Entries with chart source code:
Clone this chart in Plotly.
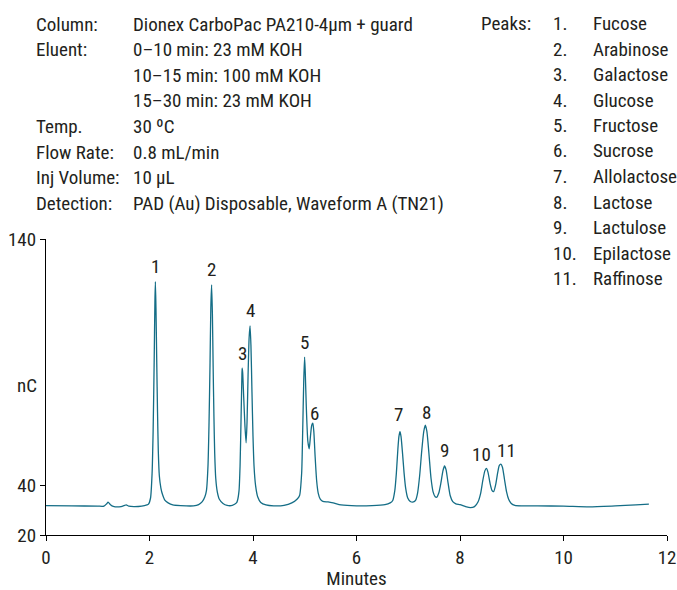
import plotly.graph_objects as go

# ---- chromatogram trace (retention time in min, response in nC) ----
time_min = [
    0.00, 0.50, 1.00, 1.12, 1.17, 1.20, 1.24, 1.30, 1.45, 1.52, 1.55, 1.60, 1.70, 1.85, 1.95,
    1.98, 2.02, 2.05, 2.07, 2.09, 2.105, 2.114, 2.125, 2.14, 2.155, 2.17, 2.19, 2.22, 2.25, 2.30,
    2.36, 2.45, 2.60, 2.85, 2.95, 3.02, 3.07, 3.10, 3.13, 3.15, 3.17, 3.185, 3.20, 3.215, 3.23,
    3.245, 3.26, 3.28, 3.31, 3.35, 3.42, 3.50, 3.60, 3.68, 3.70, 3.73, 3.75, 3.77, 3.785, 3.79,
    3.80, 3.82, 3.845, 3.867, 3.885, 3.905, 3.925, 3.943, 3.96, 3.98, 4.00, 4.02, 4.05, 4.09,
    4.15, 4.25, 4.40, 4.60, 4.75, 4.85, 4.90, 4.94, 4.96, 4.98, 4.997, 5.01, 5.03, 5.06, 5.086,
    5.11, 5.135, 5.156, 5.175, 5.20, 5.23, 5.26, 5.30, 5.35, 5.45, 5.55, 5.70, 6.00, 6.30, 6.55,
    6.65, 6.70, 6.74, 6.77, 6.80, 6.82, 6.84, 6.86, 6.89, 6.92, 6.95, 6.99, 7.04, 7.10, 7.14,
    7.18, 7.22, 7.26, 7.30, 7.33, 7.36, 7.40, 7.44, 7.48, 7.52, 7.55, 7.59, 7.63, 7.67, 7.70,
    7.73, 7.77, 7.81, 7.86, 7.92, 8.00, 8.10, 8.20, 8.28, 8.35, 8.40, 8.44, 8.48, 8.51, 8.54,
    8.58, 8.62, 8.65, 8.69, 8.73, 8.76, 8.79, 8.82, 8.86, 8.90, 8.94, 8.99, 9.06, 9.20, 9.50,
    10.00, 10.50, 11.00, 11.40, 11.65,
]
signal_nc = [
    31.9, 31.8, 31.7, 31.7, 32.6, 33.3, 32.4, 31.6, 31.5, 32.0, 32.2, 31.7, 31.5, 31.7, 32.2,
    32.5, 35.0, 45.0, 62.0, 90.0, 115.0, 122.7, 112.0, 90.0, 70.0, 54.0, 44.0, 39.0, 36.5, 34.0,
    33.0, 32.2, 31.9, 31.8, 32.3, 33.5, 35.5, 38.0, 48.0, 65.0, 90.0, 112.0, 121.4, 110.0, 88.0,
    68.0, 53.0, 43.0, 37.5, 34.5, 32.8, 32.0, 32.0, 33.0, 34.0, 38.0, 48.0, 68.0, 84.0, 87.6,
    86.0, 76.0, 64.0, 57.4, 66.0, 85.0, 100.0, 104.8, 97.0, 78.0, 60.0, 48.0, 40.0, 35.5,
    33.2, 32.2, 31.8, 32.0, 33.0, 34.5, 36.0, 45.0, 62.0, 82.0, 92.1, 86.0, 72.0, 58.0, 54.9,
    60.0, 64.5, 65.3, 62.0, 52.0, 42.0, 37.0, 34.5, 33.6, 33.4, 33.0, 32.2, 31.8, 31.9, 32.3,
    33.0, 34.0, 38.0, 45.0, 55.0, 60.0, 61.9, 60.0, 53.0, 45.0, 39.0, 35.0, 33.6, 33.4, 34.0,
    37.0, 44.0, 54.0, 62.0, 64.5, 62.0, 53.0, 43.0, 37.5, 35.5, 35.3, 37.0, 41.0, 46.0, 48.0,
    46.5, 41.0, 36.0, 33.5, 32.6, 32.3, 31.6, 31.1, 31.5, 33.5, 37.0, 42.0, 46.0, 47.0, 45.5,
    41.0, 38.0, 37.6, 40.5, 45.5, 48.2, 48.7, 47.5, 42.5, 37.5, 34.5, 32.8, 32.0, 31.8, 31.8,
    31.7, 31.4, 31.8, 32.2, 32.5,
]

# ---- peak apexes and numbering ----
peak_numbers = ["1", "2", "3", "4", "5", "6", "7", "8", "9", "10", "11"]
peak_times = [2.114, 3.20, 3.79, 3.943, 4.997, 5.156, 6.84, 7.33, 7.70, 8.51, 8.79]
peak_heights = [122.7, 121.4, 87.6, 104.8, 92.1, 65.3, 61.9, 64.5, 48.0, 47.0, 48.7]
peak_names = ["Fucose", "Arabinose", "Galactose", "Glucose", "Fructose", "Sucrose",
              "Allolactose", "Lactose", "Lactulose", "Epilactose", "Raffinose"]

# ---- run conditions ----
condition_labels = ["Column:", "Eluent:", "", "", "Temp.", "Flow Rate:", "Inj Volume:", "Detection:"]
condition_values = [
    "Dionex CarboPac PA210-4µm + guard",
    "0–10 min: 23 mM KOH",
    "10–15 min: 100 mM KOH",
    "15–30 min: 23 mM KOH",
    "30 ºC",
    "0.8 mL/min",
    "10 µL",
    "PAD (Au) Disposable, Waveform A (TN21)",
]

x_ticks = [0, 2, 4, 6, 8, 10, 12]
y_ticks = [20, 40, 140]

FONT = "Liberation Sans Narrow, Arial Narrow, Roboto Condensed, Liberation Sans, sans-serif"
INK = "#231f20"
TRACE = "#146d86"
TXT = 19

# plot-area geometry in pixels (used to place the text block above the axes)
W, H = 677, 590
ML, MR, MT, MB = 46, 10, 239, 55
PW, PH = W - ML - MR, H - MT - MB


def px_x(px):
    return (px - ML) / PW


def px_y(py):
    return (H - MB - py) / PH


fig = go.Figure()
fig.add_trace(go.Scatter(
    x=time_min, y=signal_nc, mode="lines",
    line=dict(color=TRACE, width=1.3, shape="spline", smoothing=0.6),
    hoverinfo="x+y", showlegend=False,
))

annotations = []

# peak numbers above each apex
label_nudge = {"6": (2, 10), "7": (-1, 17), "8": (1, 13), "10": (-5, 14), "11": (6, 14)}
for num, t, h in zip(peak_numbers, peak_times, peak_heights):
    dx, dy = label_nudge.get(num, (0, 15))
    annotations.append(dict(
        x=t, y=h, xref="x", yref="y", text=num, showarrow=False,
        xanchor="center", yanchor="middle", xshift=dx, yshift=dy,
        font=dict(family=FONT, size=TXT, color=INK),
    ))

# conditions block (upper left)
line_step = 25.6
for i, (lab, val) in enumerate(zip(condition_labels, condition_values)):
    yy = px_y(24 + i * line_step)
    if lab:
        annotations.append(dict(
            x=px_x(34), y=yy, xref="paper", yref="paper", text=lab, showarrow=False,
            xanchor="left", yanchor="middle", font=dict(family=FONT, size=TXT, color=INK),
        ))
    annotations.append(dict(
        x=px_x(131), y=yy, xref="paper", yref="paper", text=val, showarrow=False,
        xanchor="left", yanchor="middle", font=dict(family=FONT, size=TXT, color=INK),
    ))

# peak key (upper right)
annotations.append(dict(
    x=px_x(479), y=px_y(23.5), xref="paper", yref="paper", text="Peaks:", showarrow=False,
    xanchor="left", yanchor="middle", font=dict(family=FONT, size=TXT, color=INK),
))
for i, (num, name) in enumerate(zip(peak_numbers, peak_names)):
    yy = px_y(23.5 + i * 25.5)
    annotations.append(dict(
        x=px_x(551), y=yy, xref="paper", yref="paper", text=num + ".", showarrow=False,
        xanchor="left", yanchor="middle", font=dict(family=FONT, size=TXT, color=INK),
    ))
    annotations.append(dict(
        x=px_x(591), y=yy, xref="paper", yref="paper", text=name, showarrow=False,
        xanchor="left", yanchor="middle", font=dict(family=FONT, size=TXT, color=INK),
    ))

# y-axis unit
annotations.append(dict(
    x=px_x(27), y=px_y(385), xref="paper", yref="paper", text="nC", showarrow=False,
    xanchor="center", yanchor="middle", font=dict(family=FONT, size=TXT, color=INK),
))

fig.update_layout(
    width=W, height=H,
    margin=dict(l=ML, r=MR, t=MT, b=MB, pad=0),
    paper_bgcolor="white", plot_bgcolor="white",
    font=dict(family=FONT, size=TXT, color=INK),
    annotations=annotations,
    xaxis=dict(
        range=[0, 12], tickvals=x_ticks, ticktext=[str(v) for v in x_ticks],
        showgrid=False, zeroline=False, showline=True, linecolor="black", linewidth=1.3,
        ticks="outside", ticklen=5, tickwidth=1.3, tickcolor="black",
        ticklabeloverflow="allow", automargin=False,
        tickfont=dict(family=FONT, size=TXT, color=INK),
        title=dict(text="Minutes", font=dict(family=FONT, size=TXT, color=INK), standoff=4),
    ),
    yaxis=dict(
        range=[20, 140], tickvals=y_ticks, ticktext=[str(v) for v in y_ticks],
        showgrid=False, zeroline=False, showline=True, linecolor="black", linewidth=1.3,
        ticks="outside", ticklen=5, tickwidth=1.3, tickcolor="black",
        automargin=False,
        tickfont=dict(family=FONT, size=TXT, color=INK),
    ),
)

fig.write_html("out.html")
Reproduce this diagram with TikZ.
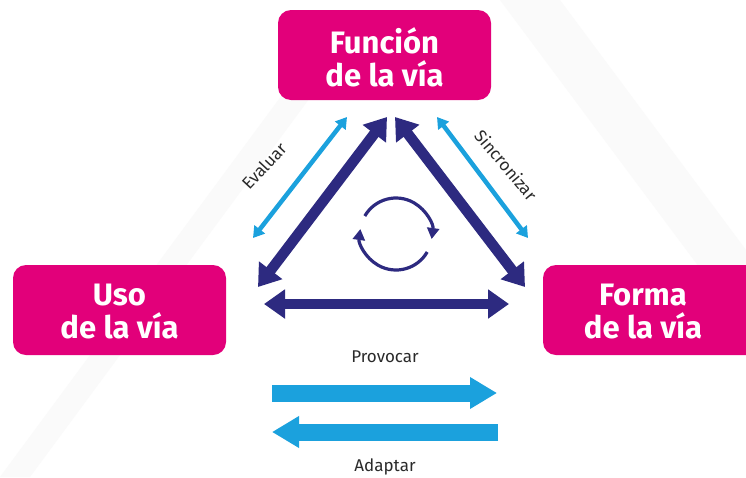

Task to carry out: In the entries above, identify each line that includes the string "this", then copy it.

Written response:
Clone this chart in Plotly.
Reproduce this diagram with TikZ.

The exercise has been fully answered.